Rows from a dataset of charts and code
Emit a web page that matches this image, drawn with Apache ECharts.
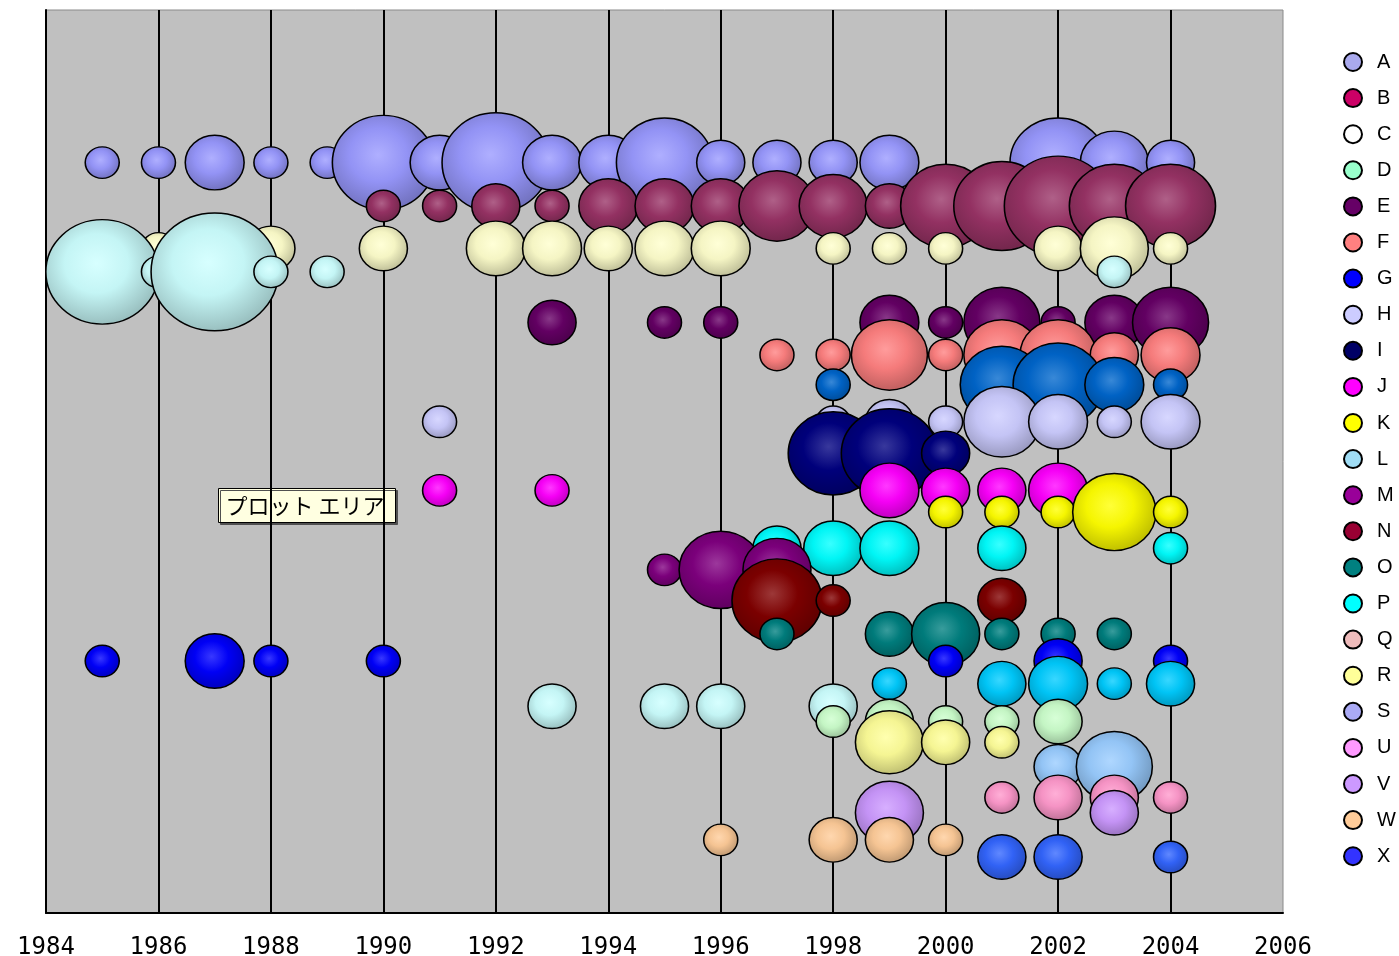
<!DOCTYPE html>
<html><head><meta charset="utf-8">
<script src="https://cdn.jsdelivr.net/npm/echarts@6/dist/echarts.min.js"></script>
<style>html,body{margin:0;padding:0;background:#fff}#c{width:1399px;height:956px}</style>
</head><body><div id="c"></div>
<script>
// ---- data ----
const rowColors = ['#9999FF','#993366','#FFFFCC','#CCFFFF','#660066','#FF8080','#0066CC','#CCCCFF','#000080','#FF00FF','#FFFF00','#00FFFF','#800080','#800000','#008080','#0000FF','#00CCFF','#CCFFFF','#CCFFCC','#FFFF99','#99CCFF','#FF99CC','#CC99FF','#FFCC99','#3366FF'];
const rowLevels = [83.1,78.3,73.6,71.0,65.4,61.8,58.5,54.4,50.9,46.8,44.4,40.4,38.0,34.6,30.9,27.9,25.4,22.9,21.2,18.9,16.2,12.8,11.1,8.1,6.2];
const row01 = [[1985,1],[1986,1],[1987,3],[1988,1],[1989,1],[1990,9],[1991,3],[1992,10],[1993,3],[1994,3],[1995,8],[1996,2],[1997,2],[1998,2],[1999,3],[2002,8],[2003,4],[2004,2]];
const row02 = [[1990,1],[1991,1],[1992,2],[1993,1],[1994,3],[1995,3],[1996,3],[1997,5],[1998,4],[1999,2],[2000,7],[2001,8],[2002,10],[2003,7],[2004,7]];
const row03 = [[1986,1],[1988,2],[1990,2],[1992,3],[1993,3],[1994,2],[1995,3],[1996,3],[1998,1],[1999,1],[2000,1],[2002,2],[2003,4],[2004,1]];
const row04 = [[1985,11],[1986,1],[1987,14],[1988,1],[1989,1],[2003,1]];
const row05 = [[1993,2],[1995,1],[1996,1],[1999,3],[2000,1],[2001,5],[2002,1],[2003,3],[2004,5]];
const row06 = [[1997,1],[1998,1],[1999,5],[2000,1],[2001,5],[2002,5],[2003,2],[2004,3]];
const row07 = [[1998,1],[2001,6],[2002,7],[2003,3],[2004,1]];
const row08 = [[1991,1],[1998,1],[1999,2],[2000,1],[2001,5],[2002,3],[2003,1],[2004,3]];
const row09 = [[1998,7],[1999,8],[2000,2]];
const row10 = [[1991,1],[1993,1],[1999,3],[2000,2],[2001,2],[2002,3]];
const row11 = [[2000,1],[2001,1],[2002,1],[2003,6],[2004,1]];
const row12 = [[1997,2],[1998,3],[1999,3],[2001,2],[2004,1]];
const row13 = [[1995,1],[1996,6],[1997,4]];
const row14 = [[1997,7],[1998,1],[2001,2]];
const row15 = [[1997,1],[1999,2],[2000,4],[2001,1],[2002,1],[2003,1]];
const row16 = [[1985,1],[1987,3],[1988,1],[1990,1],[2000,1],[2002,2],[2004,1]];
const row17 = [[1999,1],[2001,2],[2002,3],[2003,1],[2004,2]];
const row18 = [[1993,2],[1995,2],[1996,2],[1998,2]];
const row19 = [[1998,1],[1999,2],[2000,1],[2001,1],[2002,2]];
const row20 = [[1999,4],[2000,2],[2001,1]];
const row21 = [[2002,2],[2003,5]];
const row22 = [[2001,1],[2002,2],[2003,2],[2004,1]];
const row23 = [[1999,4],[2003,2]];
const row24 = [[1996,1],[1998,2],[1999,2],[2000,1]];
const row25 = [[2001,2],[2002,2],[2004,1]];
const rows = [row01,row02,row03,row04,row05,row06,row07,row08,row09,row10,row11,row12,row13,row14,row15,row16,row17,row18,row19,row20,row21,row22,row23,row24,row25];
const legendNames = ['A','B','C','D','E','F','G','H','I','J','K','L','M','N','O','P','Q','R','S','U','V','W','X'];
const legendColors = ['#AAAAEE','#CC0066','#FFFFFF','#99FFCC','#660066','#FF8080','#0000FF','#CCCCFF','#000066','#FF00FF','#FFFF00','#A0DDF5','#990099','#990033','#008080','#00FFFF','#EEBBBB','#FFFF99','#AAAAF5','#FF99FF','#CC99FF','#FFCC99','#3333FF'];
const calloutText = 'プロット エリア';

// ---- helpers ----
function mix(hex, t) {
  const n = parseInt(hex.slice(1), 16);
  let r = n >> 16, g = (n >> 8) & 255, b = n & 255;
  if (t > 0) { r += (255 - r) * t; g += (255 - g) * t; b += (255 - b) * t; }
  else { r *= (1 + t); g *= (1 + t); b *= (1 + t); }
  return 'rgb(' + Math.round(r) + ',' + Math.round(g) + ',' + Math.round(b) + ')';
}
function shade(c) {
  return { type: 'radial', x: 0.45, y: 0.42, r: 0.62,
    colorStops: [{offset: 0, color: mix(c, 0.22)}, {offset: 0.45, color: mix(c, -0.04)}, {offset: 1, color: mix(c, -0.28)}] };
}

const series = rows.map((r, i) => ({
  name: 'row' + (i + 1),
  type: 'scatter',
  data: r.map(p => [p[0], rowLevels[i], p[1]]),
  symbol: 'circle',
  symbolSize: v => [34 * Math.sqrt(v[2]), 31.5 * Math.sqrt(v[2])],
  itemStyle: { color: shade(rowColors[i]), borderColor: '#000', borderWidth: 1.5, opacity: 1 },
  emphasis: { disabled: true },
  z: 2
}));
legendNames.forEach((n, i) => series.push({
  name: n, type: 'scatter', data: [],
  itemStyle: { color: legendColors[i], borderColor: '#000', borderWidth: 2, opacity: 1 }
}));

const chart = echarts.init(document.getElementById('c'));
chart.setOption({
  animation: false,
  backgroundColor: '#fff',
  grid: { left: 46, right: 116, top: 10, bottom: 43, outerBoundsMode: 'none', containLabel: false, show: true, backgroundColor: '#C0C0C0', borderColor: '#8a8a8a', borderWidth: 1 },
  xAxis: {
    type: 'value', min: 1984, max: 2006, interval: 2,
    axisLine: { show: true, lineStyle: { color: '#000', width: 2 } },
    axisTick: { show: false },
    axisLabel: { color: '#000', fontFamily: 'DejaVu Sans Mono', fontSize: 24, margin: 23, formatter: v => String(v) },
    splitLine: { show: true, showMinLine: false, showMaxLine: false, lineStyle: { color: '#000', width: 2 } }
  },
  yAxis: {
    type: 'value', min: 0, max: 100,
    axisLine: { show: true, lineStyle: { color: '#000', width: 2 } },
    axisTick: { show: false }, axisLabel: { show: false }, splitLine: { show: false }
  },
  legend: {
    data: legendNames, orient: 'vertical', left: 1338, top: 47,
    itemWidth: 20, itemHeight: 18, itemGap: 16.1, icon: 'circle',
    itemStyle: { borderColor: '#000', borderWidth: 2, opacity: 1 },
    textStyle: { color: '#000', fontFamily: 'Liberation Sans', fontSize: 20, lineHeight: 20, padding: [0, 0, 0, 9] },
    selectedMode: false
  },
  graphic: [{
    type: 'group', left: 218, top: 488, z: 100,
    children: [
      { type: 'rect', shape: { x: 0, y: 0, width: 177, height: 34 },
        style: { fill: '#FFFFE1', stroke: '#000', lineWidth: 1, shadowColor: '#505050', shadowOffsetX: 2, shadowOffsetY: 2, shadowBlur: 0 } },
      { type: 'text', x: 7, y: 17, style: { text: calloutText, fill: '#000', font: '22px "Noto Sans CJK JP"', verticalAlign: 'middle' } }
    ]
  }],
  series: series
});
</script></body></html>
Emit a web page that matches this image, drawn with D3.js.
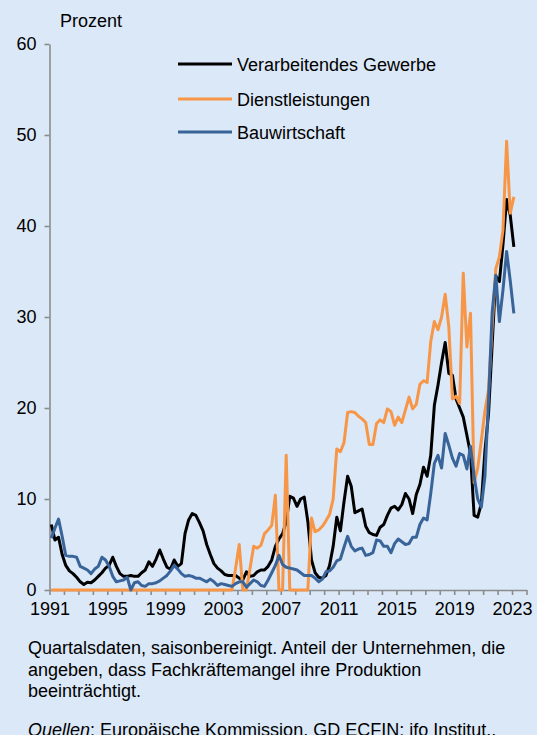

WHAT YOU ARE ASKED TO DO
Reproduce each entry precisely, dropping only the pictures.

TASK ANSWER
Emit a web page that matches this image, drawn with Apache ECharts.
<!DOCTYPE html>
<html><head><meta charset="utf-8">
<script src="https://cdn.jsdelivr.net/npm/echarts@6/dist/echarts.min.js"></script>
<style>html,body{margin:0;padding:0;background:#fff}#c{width:1399px;height:956px}</style>
</head><body><div id="c"></div>
<script>
// ---- data ----
const rowColors = ['#9999FF','#993366','#FFFFCC','#CCFFFF','#660066','#FF8080','#0066CC','#CCCCFF','#000080','#FF00FF','#FFFF00','#00FFFF','#800080','#800000','#008080','#0000FF','#00CCFF','#CCFFFF','#CCFFCC','#FFFF99','#99CCFF','#FF99CC','#CC99FF','#FFCC99','#3366FF'];
const rowLevels = [83.1,78.3,73.6,71.0,65.4,61.8,58.5,54.4,50.9,46.8,44.4,40.4,38.0,34.6,30.9,27.9,25.4,22.9,21.2,18.9,16.2,12.8,11.1,8.1,6.2];
const row01 = [[1985,1],[1986,1],[1987,3],[1988,1],[1989,1],[1990,9],[1991,3],[1992,10],[1993,3],[1994,3],[1995,8],[1996,2],[1997,2],[1998,2],[1999,3],[2002,8],[2003,4],[2004,2]];
const row02 = [[1990,1],[1991,1],[1992,2],[1993,1],[1994,3],[1995,3],[1996,3],[1997,5],[1998,4],[1999,2],[2000,7],[2001,8],[2002,10],[2003,7],[2004,7]];
const row03 = [[1986,1],[1988,2],[1990,2],[1992,3],[1993,3],[1994,2],[1995,3],[1996,3],[1998,1],[1999,1],[2000,1],[2002,2],[2003,4],[2004,1]];
const row04 = [[1985,11],[1986,1],[1987,14],[1988,1],[1989,1],[2003,1]];
const row05 = [[1993,2],[1995,1],[1996,1],[1999,3],[2000,1],[2001,5],[2002,1],[2003,3],[2004,5]];
const row06 = [[1997,1],[1998,1],[1999,5],[2000,1],[2001,5],[2002,5],[2003,2],[2004,3]];
const row07 = [[1998,1],[2001,6],[2002,7],[2003,3],[2004,1]];
const row08 = [[1991,1],[1998,1],[1999,2],[2000,1],[2001,5],[2002,3],[2003,1],[2004,3]];
const row09 = [[1998,7],[1999,8],[2000,2]];
const row10 = [[1991,1],[1993,1],[1999,3],[2000,2],[2001,2],[2002,3]];
const row11 = [[2000,1],[2001,1],[2002,1],[2003,6],[2004,1]];
const row12 = [[1997,2],[1998,3],[1999,3],[2001,2],[2004,1]];
const row13 = [[1995,1],[1996,6],[1997,4]];
const row14 = [[1997,7],[1998,1],[2001,2]];
const row15 = [[1997,1],[1999,2],[2000,4],[2001,1],[2002,1],[2003,1]];
const row16 = [[1985,1],[1987,3],[1988,1],[1990,1],[2000,1],[2002,2],[2004,1]];
const row17 = [[1999,1],[2001,2],[2002,3],[2003,1],[2004,2]];
const row18 = [[1993,2],[1995,2],[1996,2],[1998,2]];
const row19 = [[1998,1],[1999,2],[2000,1],[2001,1],[2002,2]];
const row20 = [[1999,4],[2000,2],[2001,1]];
const row21 = [[2002,2],[2003,5]];
const row22 = [[2001,1],[2002,2],[2003,2],[2004,1]];
const row23 = [[1999,4],[2003,2]];
const row24 = [[1996,1],[1998,2],[1999,2],[2000,1]];
const row25 = [[2001,2],[2002,2],[2004,1]];
const rows = [row01,row02,row03,row04,row05,row06,row07,row08,row09,row10,row11,row12,row13,row14,row15,row16,row17,row18,row19,row20,row21,row22,row23,row24,row25];
const legendNames = ['A','B','C','D','E','F','G','H','I','J','K','L','M','N','O','P','Q','R','S','U','V','W','X'];
const legendColors = ['#AAAAEE','#CC0066','#FFFFFF','#99FFCC','#660066','#FF8080','#0000FF','#CCCCFF','#000066','#FF00FF','#FFFF00','#A0DDF5','#990099','#990033','#008080','#00FFFF','#EEBBBB','#FFFF99','#AAAAF5','#FF99FF','#CC99FF','#FFCC99','#3333FF'];
const calloutText = 'プロット エリア';

// ---- helpers ----
function mix(hex, t) {
  const n = parseInt(hex.slice(1), 16);
  let r = n >> 16, g = (n >> 8) & 255, b = n & 255;
  if (t > 0) { r += (255 - r) * t; g += (255 - g) * t; b += (255 - b) * t; }
  else { r *= (1 + t); g *= (1 + t); b *= (1 + t); }
  return 'rgb(' + Math.round(r) + ',' + Math.round(g) + ',' + Math.round(b) + ')';
}
function shade(c) {
  return { type: 'radial', x: 0.45, y: 0.42, r: 0.62,
    colorStops: [{offset: 0, color: mix(c, 0.22)}, {offset: 0.45, color: mix(c, -0.04)}, {offset: 1, color: mix(c, -0.28)}] };
}

const series = rows.map((r, i) => ({
  name: 'row' + (i + 1),
  type: 'scatter',
  data: r.map(p => [p[0], rowLevels[i], p[1]]),
  symbol: 'circle',
  symbolSize: v => [34 * Math.sqrt(v[2]), 31.5 * Math.sqrt(v[2])],
  itemStyle: { color: shade(rowColors[i]), borderColor: '#000', borderWidth: 1.5, opacity: 1 },
  emphasis: { disabled: true },
  z: 2
}));
legendNames.forEach((n, i) => series.push({
  name: n, type: 'scatter', data: [],
  itemStyle: { color: legendColors[i], borderColor: '#000', borderWidth: 2, opacity: 1 }
}));

const chart = echarts.init(document.getElementById('c'));
chart.setOption({
  animation: false,
  backgroundColor: '#fff',
  grid: { left: 46, right: 116, top: 10, bottom: 43, outerBoundsMode: 'none', containLabel: false, show: true, backgroundColor: '#C0C0C0', borderColor: '#8a8a8a', borderWidth: 1 },
  xAxis: {
    type: 'value', min: 1984, max: 2006, interval: 2,
    axisLine: { show: true, lineStyle: { color: '#000', width: 2 } },
    axisTick: { show: false },
    axisLabel: { color: '#000', fontFamily: 'DejaVu Sans Mono', fontSize: 24, margin: 23, formatter: v => String(v) },
    splitLine: { show: true, showMinLine: false, showMaxLine: false, lineStyle: { color: '#000', width: 2 } }
  },
  yAxis: {
    type: 'value', min: 0, max: 100,
    axisLine: { show: true, lineStyle: { color: '#000', width: 2 } },
    axisTick: { show: false }, axisLabel: { show: false }, splitLine: { show: false }
  },
  legend: {
    data: legendNames, orient: 'vertical', left: 1338, top: 47,
    itemWidth: 20, itemHeight: 18, itemGap: 16.1, icon: 'circle',
    itemStyle: { borderColor: '#000', borderWidth: 2, opacity: 1 },
    textStyle: { color: '#000', fontFamily: 'Liberation Sans', fontSize: 20, lineHeight: 20, padding: [0, 0, 0, 9] },
    selectedMode: false
  },
  graphic: [{
    type: 'group', left: 218, top: 488, z: 100,
    children: [
      { type: 'rect', shape: { x: 0, y: 0, width: 177, height: 34 },
        style: { fill: '#FFFFE1', stroke: '#000', lineWidth: 1, shadowColor: '#505050', shadowOffsetX: 2, shadowOffsetY: 2, shadowBlur: 0 } },
      { type: 'text', x: 7, y: 17, style: { text: calloutText, fill: '#000', font: '22px "Noto Sans CJK JP"', verticalAlign: 'middle' } }
    ]
  }],
  series: series
});
</script></body></html>
Emit a web page that matches this image, drawn with D3.js.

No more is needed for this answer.